What you need to do:
Begin at the first line of the data and copy each line through the one containing "plt.rcParams['font.family'] = ['Inter', 'DejaVu", that line included, with no pictures.

▬▬▬▬▬▬▬▬▬▬

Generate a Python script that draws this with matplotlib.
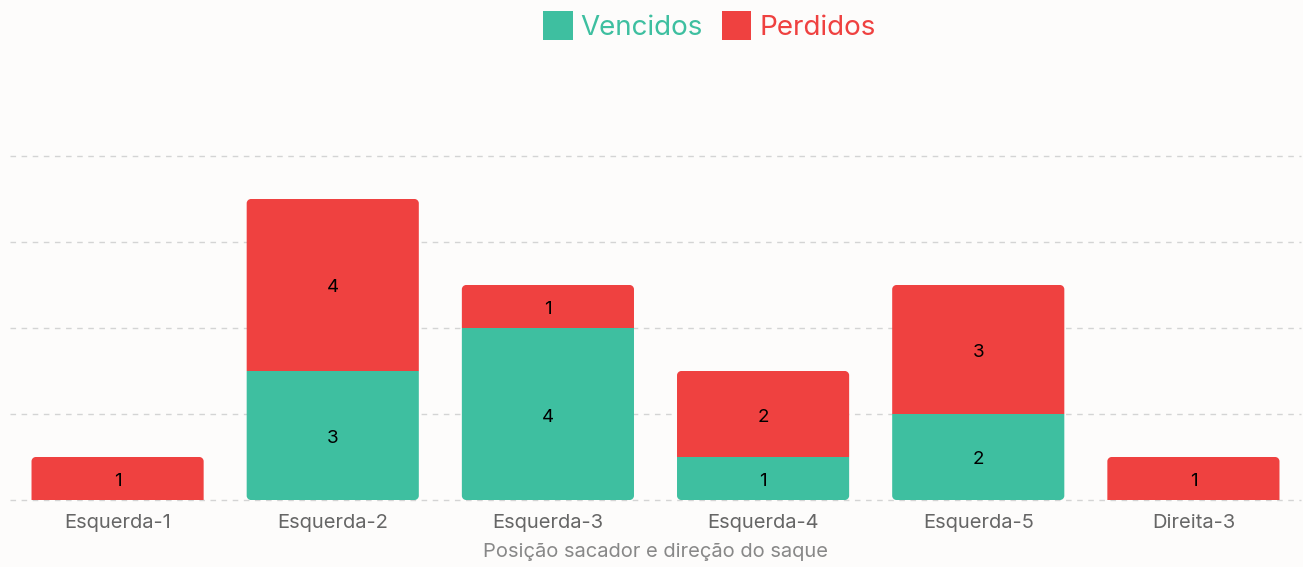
import numpy as np
import matplotlib.pyplot as plt
import matplotlib.transforms as mtransforms
from matplotlib.patches import Patch, PathPatch
from matplotlib.path import Path

plt.rcParams['font.family'] = ['Inter', 'DejaVu Sans']

categorias = ["Esquerda-1", "Esquerda-2", "Esquerda-3", "Esquerda-4", "Esquerda-5", "Direita-3"]
vencidos = [0, 3, 4, 1, 2, 0]
perdidos = [1, 4, 1, 2, 3, 1]

VERDE = "#3ebfa0"
VERMELHO = "#ef4140"
FUNDO = "#fdfcfb"


def rounded_path(x0, y0, w, h, rx, ry, top=True, bottom=False):
    # rectangle with optional rounded corners, radius given in data units
    k = 0.5523
    x1, y1 = x0 + w, y0 + h
    verts, codes = [], []

    def move(p):
        verts.append(p); codes.append(Path.MOVETO)

    def line(p):
        verts.append(p); codes.append(Path.LINETO)

    def curve(c1, c2, p):
        verts.extend([c1, c2, p]); codes.extend([Path.CURVE4] * 3)

    if bottom:
        move((x0 + rx, y0))
        line((x1 - rx, y0))
        curve((x1 - rx + k * rx, y0), (x1, y0 + ry - k * ry), (x1, y0 + ry))
    else:
        move((x0, y0))
        line((x1, y0))
    if top:
        line((x1, y1 - ry))
        curve((x1, y1 - ry + k * ry), (x1 - rx + k * rx, y1), (x1 - rx, y1))
        line((x0 + rx, y1))
        curve((x0 + rx - k * rx, y1), (x0, y1 - ry + k * ry), (x0, y1 - ry))
    else:
        line((x1, y1))
        line((x0, y1))
    if bottom:
        line((x0, y0 + ry))
        curve((x0, y0 + ry - k * ry), (x0 + rx - k * rx, y0), (x0 + rx, y0))
    else:
        line((x0, y0))
    verts.append(verts[0]); codes.append(Path.CLOSEPOLY)
    return Path(verts, codes)


fig = plt.figure(figsize=(13.03, 5.67), dpi=100, facecolor=FUNDO)
ax = fig.add_axes([10 / 1303, 67 / 567, 1291 / 1303, 430 / 567])
ax.set_facecolor(FUNDO)

x = np.arange(len(categorias))
ax.set_xlim(-0.5, len(categorias) - 0.5)
ax.set_ylim(0, 10)

bars_v = ax.bar(x, vencidos, width=0.8, color=VERDE)
bars_p = ax.bar(x, perdidos, width=0.8, bottom=vencidos, color=VERMELHO)

rx, ry = 0.02, 0.1
for bar, v, p in zip(bars_v, vencidos, perdidos):
    bar.set_visible(False)
    if v > 0:
        path = rounded_path(bar.get_x(), bar.get_y(), bar.get_width(), bar.get_height(),
                            rx, ry, top=(p == 0), bottom=True)
        ax.add_patch(PathPatch(path, facecolor=VERDE, edgecolor="none", zorder=2))
for bar, p in zip(bars_p, perdidos):
    bar.set_visible(False)
    if p > 0:
        path = rounded_path(bar.get_x(), bar.get_y(), bar.get_width(), bar.get_height(),
                            rx, ry, top=True, bottom=False)
        ax.add_patch(PathPatch(path, facecolor=VERMELHO, edgecolor="none", zorder=2))

# shift value labels down a few pixels
label_tr = ax.transData + mtransforms.ScaledTranslation(0, -3 / 100, fig.dpi_scale_trans)
for i in range(len(categorias)):
    if vencidos[i] > 0:
        ax.text(x[i], vencidos[i] / 2, str(vencidos[i]), ha="center", va="center",
                fontsize=13.5, color="black", zorder=3, transform=label_tr)
    if perdidos[i] > 0:
        ax.text(x[i], vencidos[i] + perdidos[i] / 2, str(perdidos[i]), ha="center",
                va="center", fontsize=13.5, color="black", zorder=3, transform=label_tr)

ax.set_yticks([0, 2, 4, 6, 8])
ax.set_yticklabels([])
ax.tick_params(axis="y", length=0)
ax.grid(axis="y", color="#d4d4d4", linestyle=(0, (4, 4)), linewidth=1)
for gl in ax.get_ygridlines():
    gl.set_clip_on(False)
ax.set_axisbelow(True)
for s in ax.spines.values():
    s.set_visible(False)

ax.set_xticks(x)
ax.set_xticklabels(categorias, fontsize=14.5, color="#666666")
ax.tick_params(axis="x", length=0, pad=10)
ax.set_xlabel("Posição sacador e direção do saque", fontsize=14.5, color="#888888", labelpad=8)

handles = [Patch(facecolor=VERDE, edgecolor="none"), Patch(facecolor=VERMELHO, edgecolor="none")]
fig.legend(handles, ["Vencidos", "Perdidos"], loc="center", bbox_to_anchor=(709.5 / 1303, 1 - 26 / 567),
           ncol=2, frameon=False, fontsize=20, labelcolor=[VERDE, VERMELHO],
           handlelength=1.05, handleheight=1.2, handletextpad=0.28, columnspacing=0.7)

fig.savefig("out.png", dpi=100, facecolor=FUNDO)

▬▬▬▬▬▬▬▬▬▬

Problem solution:
Generate a Python script that draws this with matplotlib.
import numpy as np
import matplotlib.pyplot as plt
import matplotlib.transforms as mtransforms
from matplotlib.patches import Patch, PathPatch
from matplotlib.path import Path

plt.rcParams['font.family'] = ['Inter', 'DejaVu Sans']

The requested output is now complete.